Not that there is anything going on, but I still feel the need to subject you people to my misery.
As far as the academy is concerned, I started the process.
First I had to decide my future. Of course, it was based on Amanda. Most people say that’s a bad idea to base my life on the actions of someone else, but I have always been backwards.
Next I made a bunch of phone calls.
After talking to several uninvolved people, it was decided the order things had to be done before and up to the start of the academy in October. First is financial aid, which I applied for. Next were transcripts, which are on their way.
I still have to make some calls and see what else needs to be done.
As my sucky life goes, I expect to miss something important, or rather not be told about something important and then be blamed for it not being done.
This has happened too many times in my life.
I was made to look bad in a room full of people my first day at the PO years ago because they claimed I didn’t fill out the correct insurance forms. Insurance forms that I was never given or told about.
Of course speaking my mind would have been a bad idea – first day on the job.
Smokes went up tonight. The cheap smokes are over 4 bucks a pack so this is my last carton, unless I win the lottery.
There is a garage sale in town Saturday. I hope they have a bike for sale. A decent bike that I can prop my fat ass on and ride to work every night. My luck is I will probably buy a bike. Then get it home and realize that it is a girl’s bike.
Of course the people that sold it to me will notice its girl bike, never tell me, and then spread rumors about why a single, never been married man is buying a girls bike.
That is an example of my luck.
I remember one time when I was younger. I went to the mall and I saw the store locator standing in the middle of the mall. I leaned over and around it to read it. Directly across from me was a woman. I saw her but didn’t pay much attention to her.
Later my own family was talking about how I was staring to her as she breast fed. I never even saw a baby, much less tits.
See how my life works?
A friend emailed me today and flat out asked what in my life fucked me up so bad to make me think the way I think.
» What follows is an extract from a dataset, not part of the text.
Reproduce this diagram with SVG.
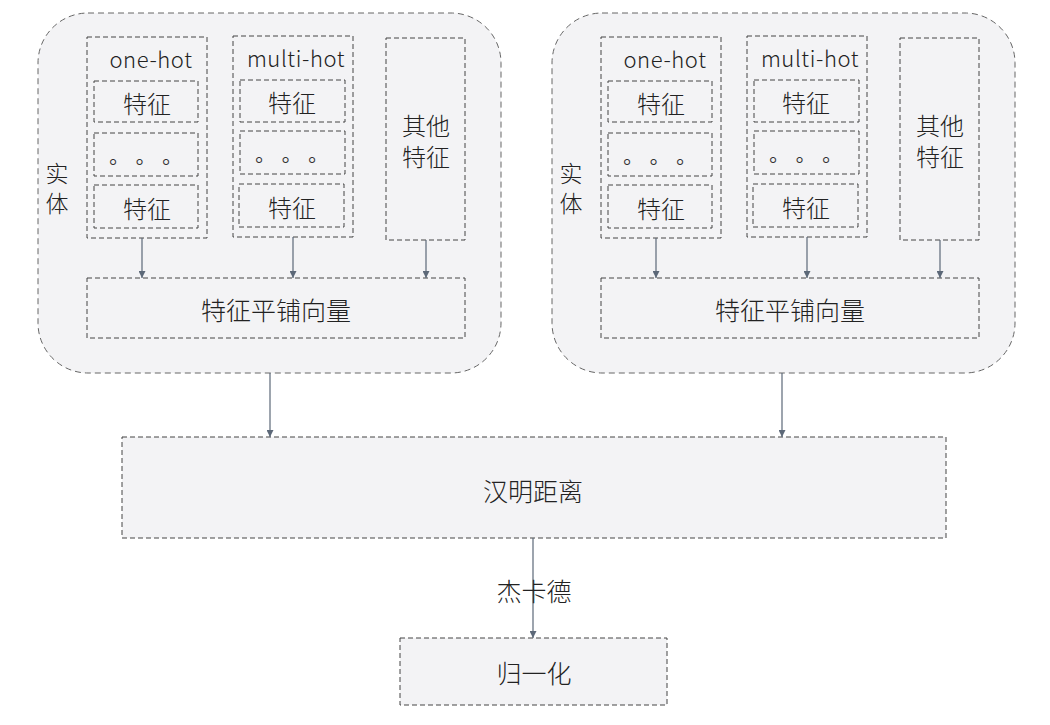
<svg xmlns="http://www.w3.org/2000/svg" width="1050" height="725" viewBox="0 0 1050 725">
<defs>
<style>
.outer{fill:#f3f3f5;stroke:#666;stroke-width:1;stroke-dasharray:6,4}
.box{fill:#f3f3f5;stroke:#444;stroke-width:1;stroke-dasharray:5,3}
.t{font-family:"Noto Sans CJK SC","Noto Sans",sans-serif;font-weight:300;fill:#222;text-anchor:middle;dominant-baseline:central}
.s{font-family:"Liberation Sans","Noto Sans CJK SC",sans-serif}
.l{font-size:22px;letter-spacing:0.6px}
.d{font-family:"Noto Sans CJK TC",sans-serif;font-size:20px;letter-spacing:6.5px;fill:#333;dominant-baseline:central}
.c{stroke:#5c6878;stroke-width:1.2;fill:none;marker-end:url(#ah)}
</style>
<marker id="ah" viewBox="0 0 10 10" refX="10" refY="5" markerWidth="7" markerHeight="7" markerUnits="userSpaceOnUse" orient="auto">
<path d="M0,0 L10,5 L0,10 z" fill="#5c6878"/>
</marker>
</defs>
<rect width="1050" height="725" fill="#ffffff"/>

<g id="entity-left">
<rect class="outer" x="38" y="13" width="463" height="360" rx="50"/>
<text class="t s" font-size="23"><tspan x="57" y="174">实</tspan><tspan x="57" y="204">体</tspan></text>
<g id="onehot-left">
<rect class="box" x="87" y="37" width="120" height="201"/>
<text class="t l" x="151" y="58">one-hot</text>
<rect class="box" x="94" y="81" width="104" height="41"/>
<text class="t" x="147" y="102" font-size="24">特征</text>
<rect class="box" x="94" y="133" width="104" height="43"/>
<text class="d" x="103" y="161">。。。</text>
<rect class="box" x="94" y="185" width="104" height="43"/>
<text class="t" x="147" y="207" font-size="24">特征</text>
</g>
<g id="multihot-left">
<rect class="box" x="233" y="36" width="120" height="201"/>
<text class="t l" x="296" y="57">multi-hot</text>
<rect class="box" x="240" y="80" width="105" height="42"/>
<text class="t" x="292" y="101" font-size="24">特征</text>
<rect class="box" x="240" y="131" width="105" height="43"/>
<text class="d" x="249" y="159">。。。</text>
<rect class="box" x="239" y="184" width="105" height="43"/>
<text class="t" x="292" y="206" font-size="24">特征</text>
</g>
<g id="other-left">
<rect class="box" x="386" y="38" width="79" height="202"/>
<text class="t s" font-size="24"><tspan x="426" y="126">其他</tspan><tspan x="426" y="157">特征</tspan></text>
</g>
<g id="flat-left">
<rect class="box" x="87" y="278" width="378" height="60"/>
<text class="t" x="276" y="309" font-size="25">特征平铺向量</text>
</g>
</g>

<g id="entity-right">
<rect class="outer" x="552" y="13" width="463" height="360" rx="50"/>
<text class="t s" font-size="23"><tspan x="571" y="174">实</tspan><tspan x="571" y="204">体</tspan></text>
<g id="onehot-right">
<rect class="box" x="601" y="37" width="120" height="201"/>
<text class="t l" x="665" y="58">one-hot</text>
<rect class="box" x="608" y="81" width="104" height="41"/>
<text class="t" x="661" y="102" font-size="24">特征</text>
<rect class="box" x="608" y="133" width="104" height="43"/>
<text class="d" x="617" y="161">。。。</text>
<rect class="box" x="608" y="185" width="104" height="43"/>
<text class="t" x="661" y="207" font-size="24">特征</text>
</g>
<g id="multihot-right">
<rect class="box" x="747" y="36" width="120" height="201"/>
<text class="t l" x="810" y="57">multi-hot</text>
<rect class="box" x="754" y="80" width="105" height="42"/>
<text class="t" x="806" y="101" font-size="24">特征</text>
<rect class="box" x="754" y="131" width="105" height="43"/>
<text class="d" x="763" y="159">。。。</text>
<rect class="box" x="753" y="184" width="105" height="43"/>
<text class="t" x="806" y="206" font-size="24">特征</text>
</g>
<g id="other-right">
<rect class="box" x="900" y="38" width="79" height="202"/>
<text class="t s" font-size="24"><tspan x="940" y="126">其他</tspan><tspan x="940" y="157">特征</tspan></text>
</g>
<g id="flat-right">
<rect class="box" x="601" y="278" width="378" height="60"/>
<text class="t" x="790" y="309" font-size="25">特征平铺向量</text>
</g>
</g>

<g id="hamming">
<rect class="box" x="122" y="437" width="824" height="101"/>
<text class="t" x="533" y="490" font-size="25">汉明距离</text>
</g>

<g id="normalize">
<rect class="box" x="400" y="638" width="267" height="67"/>
<text class="t" x="534" y="672" font-size="25">归一化</text>
</g>

<g id="connectors">
<line class="c" x1="142" y1="238" x2="142" y2="278"/>
<line class="c" x1="293" y1="237" x2="293" y2="278"/>
<line class="c" x1="426" y1="240" x2="426" y2="278"/>
<line class="c" x1="656" y1="238" x2="656" y2="278"/>
<line class="c" x1="807" y1="237" x2="807" y2="278"/>
<line class="c" x1="940" y1="240" x2="940" y2="278"/>
<line class="c" x1="270" y1="373" x2="270" y2="437"/>
<line class="c" x1="782" y1="373" x2="782" y2="437"/>
<line class="c" x1="533" y1="538" x2="533" y2="638"/>
<text class="t" x="534" y="590" font-size="25">杰卡德</text>
</g>
</svg>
Those are examples. Who is expected to have self-esteem after countless years of incidents like that?
I haven’t even touched the whole dating disasters I have been subject to.
Over the past few days, I just worked, ate, tugged, slept, worried, cried, and imagined.
I worked my first day off. I need the money.
I ate what little food I had in the house, and went out for a burger.
I tugged a few out because I have no one and get so bored sometimes there is nothing else better to do.
I slept but not enough to make me feel better.
I worried over Amanda so much that my hair is even grayer than that before.
I cried over Amanda and how she could easily fall in love with someone else.
I imagined Amanda next to me in life.